▶ _What is being asked_
All lines below must be repeated exactly, with the pictures omitted.
>> start Information shown
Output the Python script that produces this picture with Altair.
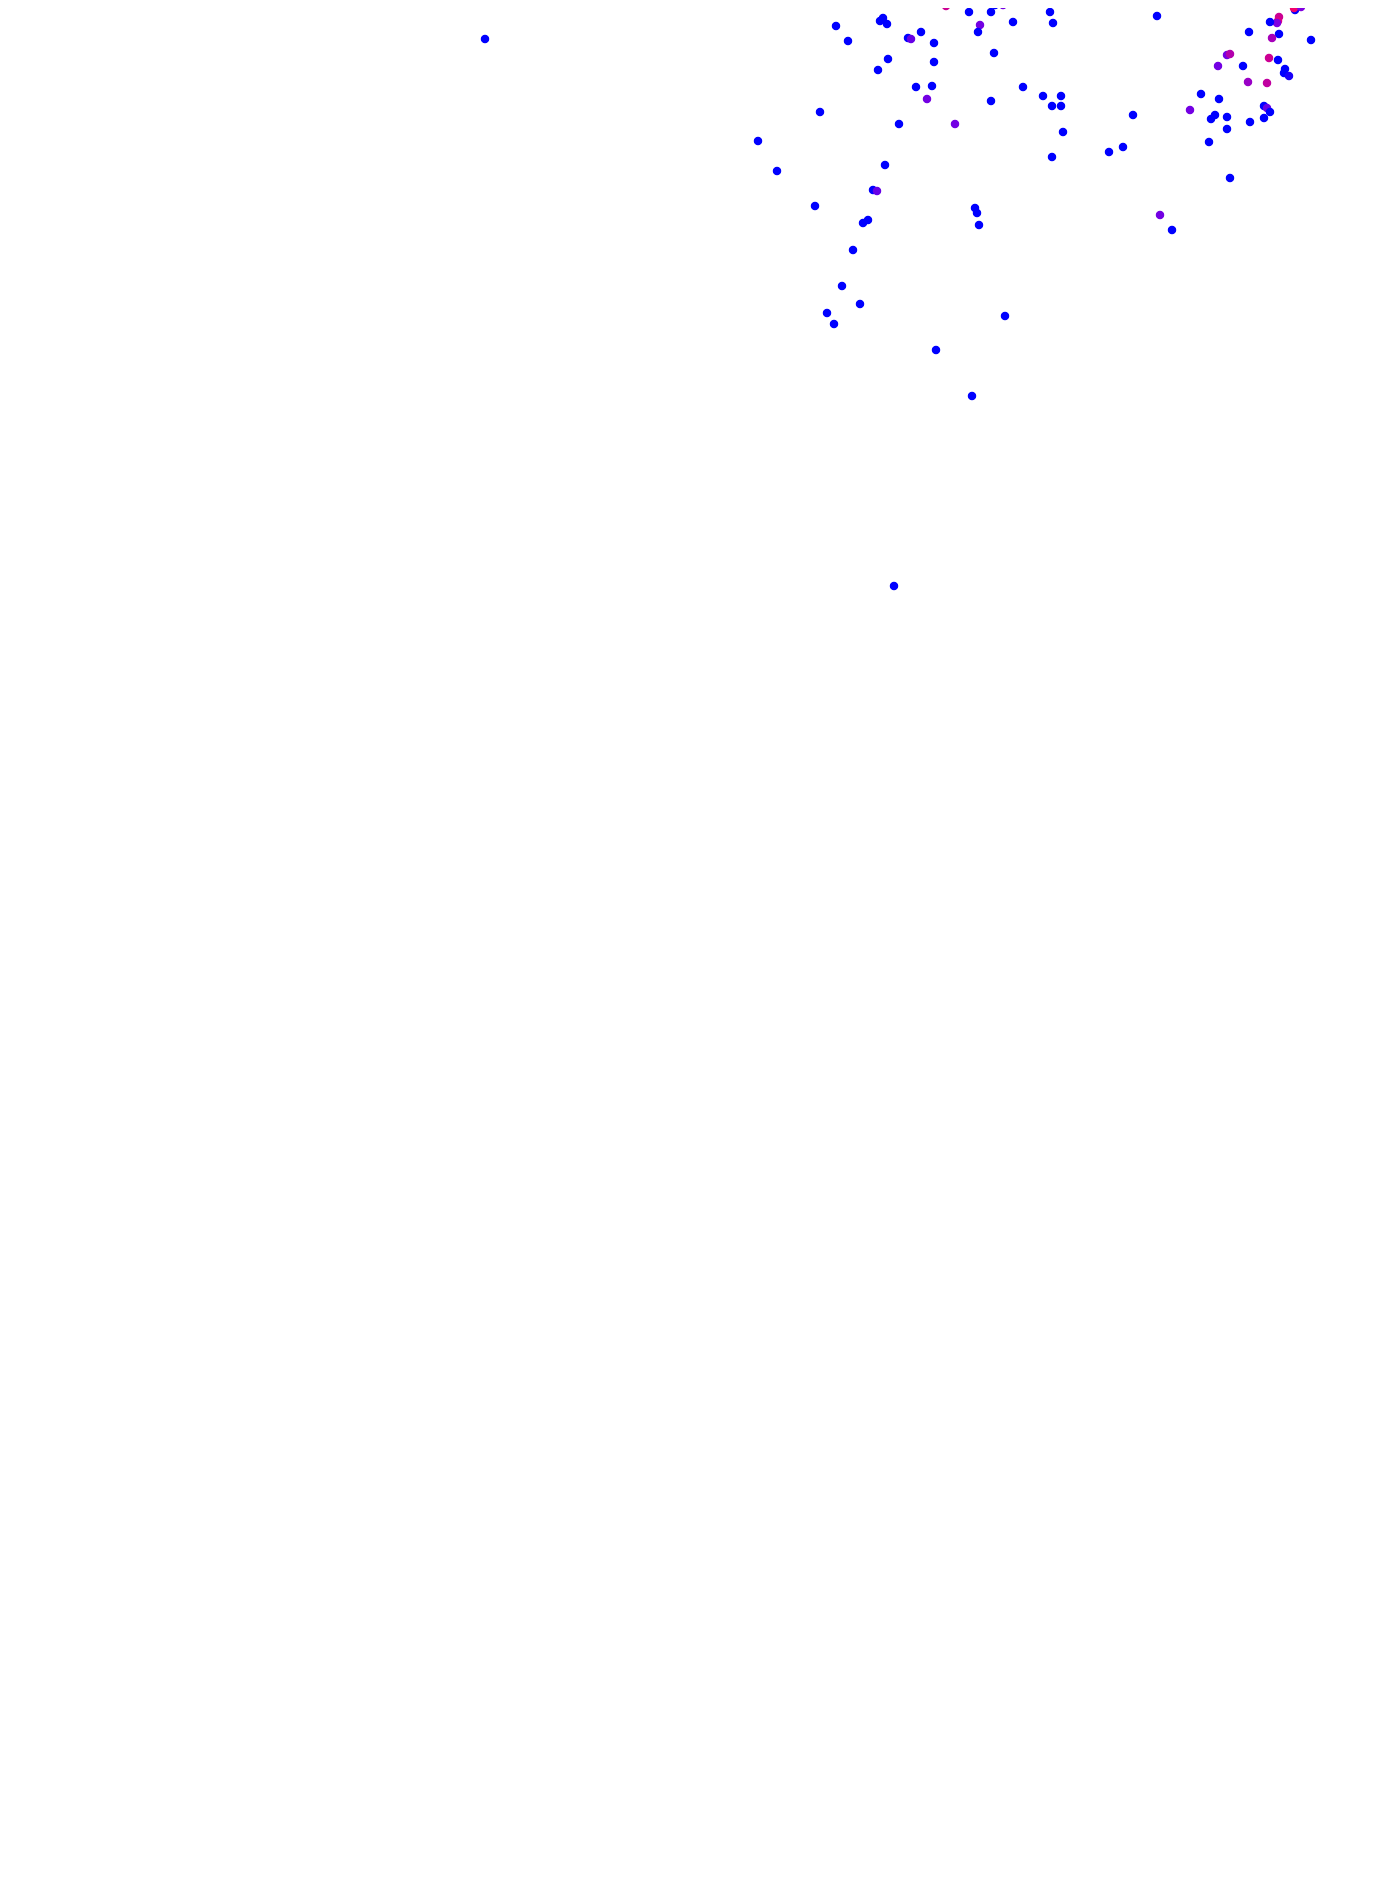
import altair as alt
import pandas as pd

# Point positions (horizontal / vertical coordinate) and colour value
xs = [878, 882, 904, 946, 969, 995, 1003, 991, 980, 978, 1013, 1050, 1053,
      836, 848, 883, 880, 887, 921, 908, 911, 934, 888, 878, 934, 916, 932, 927,
      820, 899, 994, 1023, 1043, 1061, 1052, 1061, 991, 955, 1063, 1157, 1133, 1190,
      1295, 1294, 1301, 1279, 1278, 1277, 1270, 1279, 1249, 1272, 1311, 1227, 1230,
      1269, 1278, 1218, 1243, 1285, 1284, 1289, 1248, 1267, 1201, 1219, 1264, 1267,
      1270, 1215, 1211, 1227, 1250, 1264, 1227, 1209,
      758, 777, 815, 885, 873, 877, 868, 863, 853, 842, 860, 827, 834, 975, 977, 979,
      936, 1005, 972, 1052, 1109, 1123, 1230, 1160, 1172, 894, 485]
ys = [1, 3, 3, 6, 12, 5, 5, 12, 25, 32, 22, 12, 23,
      26, 41, 18, 21, 24, 32, 38, 39, 43, 59, 70, 62, 87, 86, 99,
      112, 124, 53, 87, 96, 96, 106, 106, 101, 124, 132, 16, 115, 110,
      10, 8, 7, 17, 21, 23, 22, 34, 32, 38, 40, 55, 54,
      58, 60, 66, 66, 69, 73, 76, 82, 83, 94, 99, 106, 108,
      112, 115, 119, 117, 122, 118, 129, 142,
      141, 171, 206, 165, 190, 191, 220, 223, 250, 286, 304, 313, 324, 208, 213, 225,
      350, 316, 396, 157, 152, 147, 178, 215, 230, 586, 39]
vals = [0.6, 0, 0, 0.8, 0, 0, 0.45, 0, 0.45, 0, 0, 0, 0,
        0, 0, 0, 0, 0, 0, 0, 0.4, 0, 0, 0, 0, 0, 0, 0.45,
        0, 0, 0, 0, 0, 0, 0, 0, 0, 0.45, 0, 0, 0, 0.45,
        0, 0.95, 0.5, 0.8, 0.85, 0.5, 0, 0, 0, 0.65, 0, 0.45, 0.7,
        0.8, 0, 0.45, 0, 0, 0, 0.1, 0.6, 0.75, 0, 0, 0, 0.4,
        0, 0, 0, 0, 0, 0, 0, 0,
        0, 0, 0, 0, 0, 0.4, 0, 0, 0, 0, 0, 0, 0, 0, 0, 0,
        0, 0, 0, 0, 0, 0, 0, 0.45, 0, 0, 0]

df = pd.DataFrame({"px": xs, "py": ys, "v": vals})

W, H = 1384, 1884

chart = alt.Chart(df).mark_circle(size=72, opacity=1, clip=False).encode(
    x=alt.X("px:Q", axis=None, scale=alt.Scale(domain=[8, 8 + W], nice=False, zero=False)),
    y=alt.Y("py:Q", axis=None, scale=alt.Scale(domain=[8, 8 + H], nice=False, zero=False, reverse=True)),
    color=alt.Color("v:Q", legend=None,
                    scale=alt.Scale(domain=[0, 0.5, 1], range=["#0000ff", "#8000e0", "#ff0060"],
                                    interpolate="rgb")),
).properties(
    width=W, height=H, padding=0, autosize=alt.AutoSizeParams(type="none"), background="white"
).configure_view(strokeWidth=0)

chart.save("out.html", embed_options={"renderer": "svg", "actions": False})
>> end Information shown
▶ _Output below_
Output the Python script that produces this picture with Altair.
import altair as alt
import pandas as pd

# Point positions (horizontal / vertical coordinate) and colour value
xs = [878, 882, 904, 946, 969, 995, 1003, 991, 980, 978, 1013, 1050, 1053,
      836, 848, 883, 880, 887, 921, 908, 911, 934, 888, 878, 934, 916, 932, 927,
      820, 899, 994, 1023, 1043, 1061, 1052, 1061, 991, 955, 1063, 1157, 1133, 1190,
      1295, 1294, 1301, 1279, 1278, 1277, 1270, 1279, 1249, 1272, 1311, 1227, 1230,
      1269, 1278, 1218, 1243, 1285, 1284, 1289, 1248, 1267, 1201, 1219, 1264, 1267,
      1270, 1215, 1211, 1227, 1250, 1264, 1227, 1209,
      758, 777, 815, 885, 873, 877, 868, 863, 853, 842, 860, 827, 834, 975, 977, 979,
      936, 1005, 972, 1052, 1109, 1123, 1230, 1160, 1172, 894, 485]
ys = [1, 3, 3, 6, 12, 5, 5, 12, 25, 32, 22, 12, 23,
      26, 41, 18, 21, 24, 32, 38, 39, 43, 59, 70, 62, 87, 86, 99,
      112, 124, 53, 87, 96, 96, 106, 106, 101, 124, 132, 16, 115, 110,
      10, 8, 7, 17, 21, 23, 22, 34, 32, 38, 40, 55, 54,
      58, 60, 66, 66, 69, 73, 76, 82, 83, 94, 99, 106, 108,
      112, 115, 119, 117, 122, 118, 129, 142,
      141, 171, 206, 165, 190, 191, 220, 223, 250, 286, 304, 313, 324, 208, 213, 225,
      350, 316, 396, 157, 152, 147, 178, 215, 230, 586, 39]
vals = [0.6, 0, 0, 0.8, 0, 0, 0.45, 0, 0.45, 0, 0, 0, 0,
        0, 0, 0, 0, 0, 0, 0, 0.4, 0, 0, 0, 0, 0, 0, 0.45,
        0, 0, 0, 0, 0, 0, 0, 0, 0, 0.45, 0, 0, 0, 0.45,
        0, 0.95, 0.5, 0.8, 0.85, 0.5, 0, 0, 0, 0.65, 0, 0.45, 0.7,
        0.8, 0, 0.45, 0, 0, 0, 0.1, 0.6, 0.75, 0, 0, 0, 0.4,
        0, 0, 0, 0, 0, 0, 0, 0,
        0, 0, 0, 0, 0, 0.4, 0, 0, 0, 0, 0, 0, 0, 0, 0, 0,
        0, 0, 0, 0, 0, 0, 0, 0.45, 0, 0, 0]

df = pd.DataFrame({"px": xs, "py": ys, "v": vals})

W, H = 1384, 1884

chart = alt.Chart(df).mark_circle(size=72, opacity=1, clip=False).encode(
    x=alt.X("px:Q", axis=None, scale=alt.Scale(domain=[8, 8 + W], nice=False, zero=False)),
    y=alt.Y("py:Q", axis=None, scale=alt.Scale(domain=[8, 8 + H], nice=False, zero=False, reverse=True)),
    color=alt.Color("v:Q", legend=None,
                    scale=alt.Scale(domain=[0, 0.5, 1], range=["#0000ff", "#8000e0", "#ff0060"],
                                    interpolate="rgb")),
).properties(
    width=W, height=H, padding=0, autosize=alt.AutoSizeParams(type="none"), background="white"
).configure_view(strokeWidth=0)

chart.save("out.html", embed_options={"renderer": "svg", "actions": False})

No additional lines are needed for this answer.